Academics around the country are embracing the relatively new trend of using trigger warnings to shield students from ideas that might be discomforting or trauma-inducing. These ideas often include topics that touch on “racism, classism, sexism, heterosexism, cissexism, ableism, and other issues of privilege and oppression.”
Though there is some debate surrounding how widespread the use of trigger warnings actually is, a survey conducted last year by the National Coalition Against Censorship found that a majority of educators had used trigger warnings at one time or another.
Similarly, many universities are creating “safe spaces” where students can relax free from ideas that might be stressful or anxiety-inducing. Among these is Brown University, which last year created a room “with cookies, coloring books, bubbles, Play-Doh, calming music, pillows, blankets and a video of frolicking puppies” because a debate on sexual assault was taking place on campus.
Others universities have canceled “controversial” speakers—Condoleezza Rice, George Will, Jason Riley, and Michelle Malkin, among them—under pressure from faculty or students.
Apparently not all universities are on board with this trend. The University of Chicago recently made it clear to its crop of incoming students that academic freedom and inquiry remain pillars at the institution, and that the university does not support “so-called” trigger warnings or offer safe spaces that allow students “to retreat from ideas and perspectives at odds with their own.
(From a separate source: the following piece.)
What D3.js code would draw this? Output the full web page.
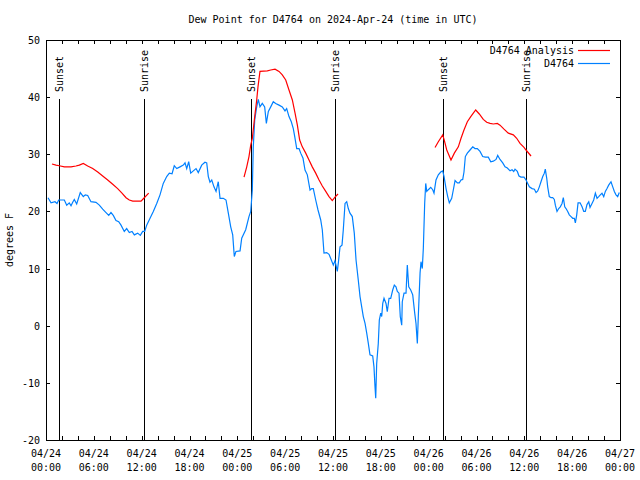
<!DOCTYPE html>
<html><head><meta charset="utf-8">
<script src="https://cdn.jsdelivr.net/npm/d3@7"></script>
<style>body{margin:0;background:#fff}svg{display:block}text{font-family:"DejaVu Sans Mono","Liberation Mono",monospace;font-size:10px;fill:#000}</style>
</head><body><svg id="c" width="640" height="480"></svg>
<script>
const title = "Dew Point for D4764 on 2024-Apr-24 (time in UTC)";
const yLabel = "degrees F";
const seriesNames = ["D4764 Analysis", "D4764"];
const seriesColors = ["#ff0000", "#0080ff"];
// hours since 04/24 00:00 UTC
const obsHours = [0.25,0.63,1.13,1.38,1.59,2.30,2.60,2.92,3.14,3.35,3.55,3.85,4.30,4.68,4.93,5.23,5.64,6.27,6.69,7.11,7.53,7.87,8.15,8.44,8.78,9.12,9.41,9.82,10.12,10.45,10.79,11.08,11.50,11.83,12.13,12.38,12.63,13.05,13.46,13.89,14.30,14.71,15.14,15.47,15.81,16.09,16.40,16.81,17.22,17.44,17.65,17.90,18.15,18.48,18.82,19.10,19.53,19.94,20.16,20.36,20.57,20.79,21.07,21.33,21.61,21.83,22.24,22.58,22.87,23.17,23.42,23.62,23.83,24.34,24.55,25.05,25.46,25.68,25.88,26.00,26.18,26.43,26.63,26.84,27.13,27.43,27.64,27.89,28.19,28.51,28.81,29.23,29.64,29.98,30.19,30.48,30.77,31.02,31.20,31.45,31.74,31.95,32.24,32.49,32.78,33.12,33.33,33.53,33.83,34.12,34.46,34.66,34.87,35.21,35.50,35.79,36.04,36.25,36.54,36.67,36.88,37.13,37.29,37.51,37.72,37.92,38.13,38.42,38.67,38.89,39.17,39.39,39.60,39.80,40.02,40.23,40.43,40.64,40.98,41.14,41.27,41.36,41.48,41.68,41.81,41.99,42.11,42.24,42.40,42.65,42.81,43.03,43.24,43.49,43.69,43.90,44.07,44.28,44.44,44.62,44.69,44.91,45.16,45.32,45.50,45.75,46.00,46.25,46.41,46.58,46.70,46.92,47.04,47.20,47.33,47.50,47.63,47.76,47.96,48.26,48.51,48.67,48.92,49.21,49.51,49.76,49.93,50.18,50.39,50.59,50.89,51.09,51.31,51.60,51.84,52.06,52.27,52.43,52.60,52.85,53.19,53.53,53.81,54.10,54.44,54.78,55.11,55.48,55.79,56.11,56.45,56.66,56.95,57.29,57.58,57.87,58.21,58.46,58.67,58.83,59.12,59.33,59.58,59.96,60.21,60.42,60.63,60.97,61.26,61.47,61.68,61.88,62.09,62.31,62.51,62.63,62.81,62.93,63.13,63.35,63.56,63.76,63.89,64.10,64.31,64.51,64.73,64.89,65.07,65.23,65.44,65.64,65.86,66.07,66.27,66.40,66.57,66.74,66.99,67.24,67.45,67.65,67.86,68.08,68.24,68.49,68.70,68.91,69.12,69.33,69.53,69.74,69.96,70.16,70.37,70.58,70.87,71.09,71.29,71.50,71.71,71.91];
const obsValues = [22.4,21.5,21.7,21.4,22.0,22.0,21.1,21.5,21.0,21.6,22.1,21.3,23.3,22.6,22.9,22.8,21.7,21.6,21.1,20.4,19.8,19.3,19.8,19.3,18.4,18.2,17.6,16.5,17.0,16.3,16.5,15.9,16.2,15.8,16.5,16.5,17.6,18.8,20.0,21.4,22.9,24.9,26.1,26.7,26.6,28.0,27.5,27.8,28.1,28.5,27.5,28.7,26.7,27.1,27.5,26.8,28.1,28.6,28.5,26.1,25.1,25.5,24.3,23.5,25.2,22.3,22.3,22.0,19.7,17.3,15.9,12.1,13.0,13.1,15.3,16.8,19.1,20.0,23.75,31.3,36.0,38.3,39.6,38.3,38.9,38.3,35.4,37.5,38.3,39.2,38.9,38.6,38.3,37.6,38.0,36.6,35.7,34.5,33.1,31.0,31.0,30.2,29.3,27.25,26.4,23.75,24.0,24.0,22.0,20.25,18.5,16.75,12.7,12.8,12.5,11.5,10.6,11.4,9.5,11.0,13.8,14.1,16.75,21.4,21.7,20.5,19.7,19.1,16.2,11.5,8.0,5.1,3.3,1.6,0.4,-1.3,-3.1,-5.1,-5.3,-7.2,-10.7,-12.7,-6.6,-3.1,1.0,2.2,1.6,3.9,4.8,3.9,2.45,4.8,4.8,6.25,7.1,6.8,6.0,5.7,1.6,0.1,4.2,5.7,5.7,10.6,6.8,6.25,5.4,2.2,0.4,-3.1,1.6,9.2,11.2,10.0,13.5,21.4,24.9,23.5,23.8,24.2,23.8,23.2,25.5,26.4,26.9,27.1,26.1,24.0,22.6,21.5,22.3,23.75,25.4,25.0,25.0,25.5,25.6,26.9,29.6,30.2,30.75,31.3,31.0,31.0,30.5,29.6,29.5,29.5,28.7,28.8,29.1,29.8,29.1,28.5,27.8,27.6,27.1,27.3,27.0,27.4,27.0,26.2,26.0,26.0,25.5,24.9,24.3,24.0,23.9,23.3,23.6,24.3,25.2,26.1,26.7,27.4,25.8,24.3,22.6,22.4,22.4,22.1,21.1,20.0,20.5,20.8,21.4,22.4,20.8,20.5,20.0,19.4,19.1,18.8,18.8,18.0,19.4,21.5,21.5,20.8,20.0,20.0,21.2,21.7,20.7,21.4,22.0,23.2,22.3,22.6,22.9,23.2,22.6,23.5,24.0,24.6,25.2,24.3,23.5,22.9,22.6,23.3];
const anaHours1 = [0.75,1.25,1.67,2.30,3.14,3.76,4.18,4.68,5.23,5.86,6.49,7.11,7.74,8.37,8.99,9.53,10.04,10.45,10.88,11.92,12.33,12.88];
const anaValues1 = [28.3,28.1,28.0,27.8,27.8,27.95,28.1,28.4,27.95,27.5,26.9,26.2,25.5,24.75,24.0,23.2,22.4,22.0,21.8,21.8,22.4,23.2];
const anaHours2 = [24.84,25.18,25.46,25.68,25.88,26.18,26.43,26.59,26.84,27.76,28.19,28.73,29.23,29.64,30.07,30.48,30.90,31.24,31.53,31.82,32.15,32.58,32.99,33.40,33.83,34.25,34.66,35.09,35.50,35.91,36.25,36.63];
const anaValues2 = [26.0,27.8,29.6,31.6,32.8,36.6,39.5,41.8,44.5,44.6,44.75,44.9,44.5,43.9,43.0,41.25,39.5,37.2,35.1,32.5,31.3,30.2,29.0,27.8,26.7,25.5,24.45,23.5,22.6,21.9,22.5,23.05];
const anaHours3 = [48.80,49.21,49.76,49.93,50.27,50.80,51.22,51.72,52.06,52.43,52.85,53.28,53.60,53.90,54.35,54.85,55.28,55.70,56.11,56.61,56.95,57.45,57.99,58.62,59.04,59.46,59.96,60.21,60.84];
const anaValues3 = [31.2,32.2,33.4,32.6,30.75,29.0,30.2,31.3,32.8,34.25,35.7,36.6,37.2,37.75,37.05,36.1,35.6,35.4,35.3,35.4,35.1,34.4,33.7,33.4,32.8,31.9,31.2,30.75,29.7];
const sunEventHours = [1.63,12.29,25.71,36.25,49.80,60.21];
const sunEventLabels = ["Sunset","Sunrise","Sunset","Sunrise","Sunset","Sunrise"];
const xTickHours = [0,6,12,18,24,30,36,42,48,54,60,66,72];
const xTickDates = ["04/24","04/24","04/24","04/24","04/25","04/25","04/25","04/25","04/26","04/26","04/26","04/26","04/27"];
const xTickTimes = ["00:00","06:00","12:00","18:00","00:00","06:00","12:00","18:00","00:00","06:00","12:00","18:00","00:00"];
const yTicks = [-20,-10,0,10,20,30,40,50];

const W=640,H=480, L=46,R=620,T=40,B=440;
const svg = d3.select("#c");
const x = d3.scaleLinear().domain([0,72]).range([L,R]);
const y = d3.scaleLinear().domain([-20,50]).range([B,T]);

svg.append("text").attr("x",(L+R)/2).attr("y",23).attr("text-anchor","middle").text(title);
svg.append("text").attr("transform",`translate(13,${(T+B)/2}) rotate(-90)`).attr("text-anchor","middle").text(yLabel);

// axes (inward ticks)
const minor = d3.range(0,73,2);
const gB = svg.append("g").attr("transform",`translate(0,${B})`).call(d3.axisBottom(x).tickValues(minor).tickSize(-4).tickFormat(""));
const gT = svg.append("g").attr("transform",`translate(0,${T})`).call(d3.axisTop(x).tickValues(minor).tickSize(-4).tickFormat(""));
const gL = svg.append("g").attr("transform",`translate(${L},0)`).call(d3.axisLeft(y).tickValues(yTicks).tickSize(-4).tickFormat(""));
const gR = svg.append("g").attr("transform",`translate(${R},0)`).call(d3.axisRight(y).tickValues(yTicks).tickSize(-4).tickFormat(""));
[gB,gT,gL,gR].forEach(g=>{g.select(".domain").remove();g.selectAll("line").attr("stroke","#000").attr("shape-rendering","crispEdges");});

yTicks.forEach(v=>svg.append("text").attr("x",L-6).attr("y",y(v)+4).attr("text-anchor","end").text(v));
xTickHours.forEach((h,i)=>{
  svg.append("text").attr("x",x(h)).attr("y",457).attr("text-anchor","middle").text(xTickDates[i]);
  svg.append("text").attr("x",x(h)).attr("y",471).attr("text-anchor","middle").text(xTickTimes[i]);
});

// sun events
sunEventHours.forEach((h,i)=>{
  svg.append("line").attr("x1",Math.round(x(h))+0.5).attr("x2",Math.round(x(h))+0.5).attr("y1",99).attr("y2",B).attr("stroke","#000");
  svg.append("text").attr("transform",`translate(${x(h)+4},92) rotate(-90)`).attr("text-anchor","start").text(sunEventLabels[i]);
});

const line = d3.line().x(d=>x(d[0])).y(d=>y(d[1]));
const zip=(a,b)=>a.map((h,i)=>[h,b[i]]);
svg.append("path").attr("d",line(zip(obsHours,obsValues))).attr("fill","none").attr("stroke",seriesColors[1]).attr("stroke-width",1.2);
[[anaHours1,anaValues1],[anaHours2,anaValues2],[anaHours3,anaValues3]].forEach(([a,b])=>{
  svg.append("path").attr("d",line(zip(a,b))).attr("fill","none").attr("stroke",seriesColors[0]).attr("stroke-width",1.2);
});

// frame
svg.append("rect").attr("x",L+0.5).attr("y",T+0.5).attr("width",R-L).attr("height",B-T).attr("fill","none").attr("stroke","#000");

// legend
seriesNames.forEach((n,i)=>{
  const ly = 50 + i*13;
  svg.append("text").attr("x",574).attr("y",ly+4).attr("text-anchor","end").text(n);
  svg.append("line").attr("x1",578).attr("x2",610).attr("y1",ly+0.5).attr("y2",ly+0.5).attr("stroke",seriesColors[i]).attr("stroke-width",1.2);
});
</script></body></html>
Here is how the university welcomed its incoming class of 2020:
Welcome and congratulations on your acceptance to the college at the University of Chicago. Earning a place in our community of scholars is no small achievement and we are delighted that you selected Chicago to continue your intellectual journey.
Once here you will discover that one of the University of Chicago’s defining characteristics is our commitment to freedom of inquiry and expression. … Members of our community are encouraged to speak, write, listen, challenge, and learn, without fear of censorship. Civility and mutual respect are vital to all of us, and freedom of expression does not mean the freedom to harass or threaten others. You will find that we expect members of our community to be engaged in rigorous debate, discussion, and even disagreement. At times this may challenge you and even cause discomfort.
And then, the coup de grace:
Our commitment to academic freedom means that we do not support so called ‘trigger warnings,’ we do not cancel invited speakers because their topics might prove controversial, and we do not condone the creation of intellectual ‘safe spaces’ where individuals can retreat from ideas and perspectives at odds with their own.